26 April 2001
Feynman revolutionized miniaturization
Wondering how the next generation of engineers-to-be might be encouraged to take up the then-new field of miniaturization, Nobel Laureate Richard Feynman did some speculating in a 1959 speech entitled, "There's plenty of room at the bottom": "They could have competition in high schools. The Los Angeles high school could send a pin to the Venice high school on which it says, 'How's this?' They get the pin back, and in the dot of the 'i' it says, 'Not so hot.' "
A preposterous idea then, the emerging field of nanotechnology is now closing in on technological developments foreseen by Feynman more than 40 years ago.
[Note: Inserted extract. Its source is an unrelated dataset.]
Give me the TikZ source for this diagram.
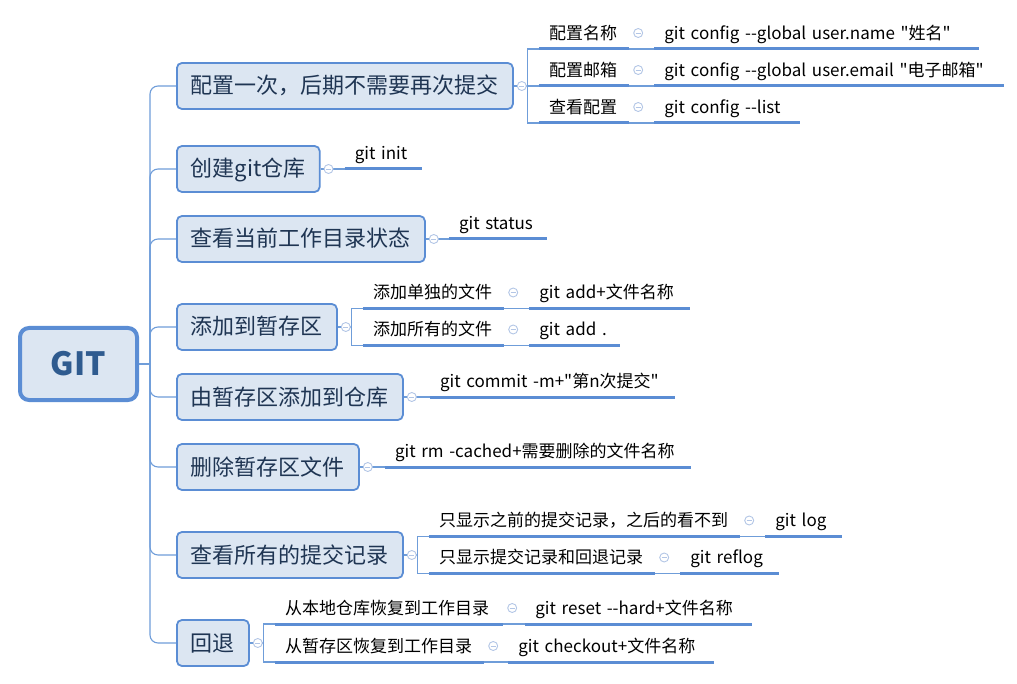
\documentclass[tikz,border=0pt]{standalone}
\usepackage{fontspec}
\setmainfont{Noto Sans CJK SC}[Ligatures=TeXOff]
\usetikzlibrary{positioning}
\definecolor{boxfill}{HTML}{DCE6F2}
\definecolor{boxline}{HTML}{5B8DD4}
\definecolor{lineblue}{HTML}{6F9DD9}
\definecolor{foldline}{HTML}{B3C6E6}
\definecolor{navy}{HTML}{1F3553}
\definecolor{gitblue}{HTML}{2F5B8F}

\begin{document}
\begin{tikzpicture}[x=1pt,y=-1pt,
    root node/.style={draw=boxline,line width=4pt,fill=boxfill,rounded corners=9pt,minimum width=117pt,minimum height=72pt,text=gitblue,font=\fontsize{32pt}{36pt}\selectfont\bfseries},
    main node/.style={anchor=west,draw=boxline,line width=1.8pt,fill=boxfill,rounded corners=5pt,inner xsep=14pt,minimum height=46pt,text height=18pt,text depth=2pt,text=navy,font=\fontsize{22pt}{26pt}\selectfont},
    leaf/.style={anchor=south west,text width=#1,align=left,inner xsep=10pt,inner ysep=5.5pt,text height=13pt,text depth=4pt,font=\fontsize{17pt}{20pt}\selectfont},
    link/.style={draw=lineblue,line width=1.1pt},
    uline/.style={draw=boxline,line width=3pt},
    fold/.style={circle,draw=foldline,fill=white,line width=0.9pt,inner sep=0pt,minimum size=9pt,path picture={\draw[foldline,line width=0.9pt] ([xshift=-2.5pt]path picture bounding box.center) -- ([xshift=2.5pt]path picture bounding box.center);}}]
    \useasboundingbox (0,0) rectangle (1017,684);

    \node[root node] (git) at (78.5,364) {GIT};
    \coordinate (trunk) at (150,364);

    \foreach \n/\y/\t in {1/86/配置一次，后期不需要再次提交, 2/169/创建git仓库, 3/239/查看当前工作目录状态, 4/327/添加到暂存区, 5/397/由暂存区添加到仓库, 6/467/删除暂存区文件, 7/555/查看所有的提交记录, 8/643/回退}
        \node[main node] (b\n) at (176,\y) {\t};

    \node[leaf=70pt] (c11) at ([xshift=25pt,yshift=37pt]b1.east) {配置名称};
    \node[leaf=70pt] (c12) at ([xshift=25pt]b1.east) {配置邮箱};
    \node[leaf=70pt] (c13) at ([xshift=25pt,yshift=-37pt]b1.east) {查看配置};
    \node[leaf=304pt] (c11x) at ([xshift=25pt]c11.south east) {git config --global user.name "姓名"};
    \node[leaf=329pt] (c12x) at ([xshift=25pt]c12.south east) {git config --global user.email "电子邮箱"};
    \node[leaf=125pt] (c13x) at ([xshift=25pt]c13.south east) {git config --list};

    \node[leaf=57pt] (b2x) at ([xshift=24pt]b2.east) {git init};
    \node[leaf=78pt] (b3x) at ([xshift=23pt]b3.east) {git status};

    \node[leaf=121pt] (c41) at ([xshift=25pt,yshift=18.5pt]b4.east) {添加单独的文件};
    \node[leaf=121pt] (c42) at ([xshift=25pt,yshift=-18.5pt]b4.east) {添加所有的文件};
    \node[leaf=140pt] (c41x) at ([xshift=25pt]c41.south east) {git add+文件名称};
    \node[leaf=70pt] (c42x) at ([xshift=25pt]c42.south east) {git add .};

    \node[leaf=225pt] (b5x) at ([xshift=26pt]b5.east) {git commit -m+"第n次提交"};
    \node[leaf=286pt] (b6x) at ([xshift=25pt]b6.east) {git rm -cached+需要删除的文件名称};

    \node[leaf=291pt] (c71) at ([xshift=25pt,yshift=18.5pt]b7.east) {只显示之前的提交记录，之后的看不到};
    \node[leaf=206pt] (c72) at ([xshift=25pt,yshift=-18.5pt]b7.east) {只显示提交记录和回退记录};
    \node[leaf=56pt] (c71x) at ([xshift=25pt]c71.south east) {git log};
    \node[leaf=78pt] (c72x) at ([xshift=25pt]c72.south east) {git reflog};

    \node[leaf=208pt] (c81) at ([xshift=25pt,yshift=19pt]b8.east) {从本地仓库恢复到工作目录};
    \node[leaf=189pt] (c82) at ([xshift=25pt,yshift=-19pt]b8.east) {从暂存区恢复到工作目录};
    \node[leaf=206pt] (c81x) at ([xshift=22pt]c81.south east) {git reset --hard+文件名称};
    \node[leaf=185pt] (c82x) at ([xshift=24pt]c82.south east) {git checkout+文件名称};

    \draw[link] (git) -- (trunk);
    \foreach \n in {1,...,8}
        \draw[link,rounded corners=8pt] (trunk) |- (b\n.west);
    \foreach \b/\c in {b1/c11,b1/c12,b1/c13,b4/c41,b4/c42,b7/c71,b7/c72,b8/c81,b8/c82}
        \draw[link] (\b.east) -- ++(14pt,0) |- (\c.south west);
    \foreach \b in {b2,b3,b5,b6}
        \draw[link] (\b.east) -- (\b x.south west);
    \foreach \a/\b in {c11/c11x,c12/c12x,c13/c13x,c41/c41x,c42/c42x,c71/c71x,c72/c72x,c81/c81x,c82/c82x}
        \draw[link] (\a.south east) -- (\b.south west);

    \foreach \s in {c11,c12,c13,c11x,c12x,c13x,b2x,b3x,c41,c42,c41x,c42x,b5x,b6x,c71,c72,c71x,c72x,c81,c82,c81x,c82x}
        \draw[uline] (\s.south west) -- (\s.south east);

    \foreach \n in {1,...,8}
        \node[fold] (fb\n) at ([xshift=8pt]b\n.east) {};
    \foreach \s in {c11,c12,c13,c41,c42,c71,c72,c81,c82}
        \node[fold] (f\s) at ([xshift=9pt,yshift=16pt]\s.south east) {};
\end{tikzpicture}
\end{document}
In the same speech, for instance, he suggested a way engineers could build smaller computers. "Why can't we make them very small, make them of little wires, little elements—and by little, I mean little. For instance, the wires should be 10 or 100 atoms in diameter, and the circuits should be a few thousand angstroms across."
Advances in the development of small wires, just such as he described, are now a staple of physics laboratory press releases.
Feynman was born in 1918, received his undergraduate education at MIT, and was awarded a Ph.D. by Princeton University in 1942. He worked on development on the atomic bomb until 1945, then lectured at Cornell until 1950. That year he moved to CalTech, where he remained for the rest of his career. Feynman received the Nobel Prize in 1965 for his work in quantum physics. He died in 1988.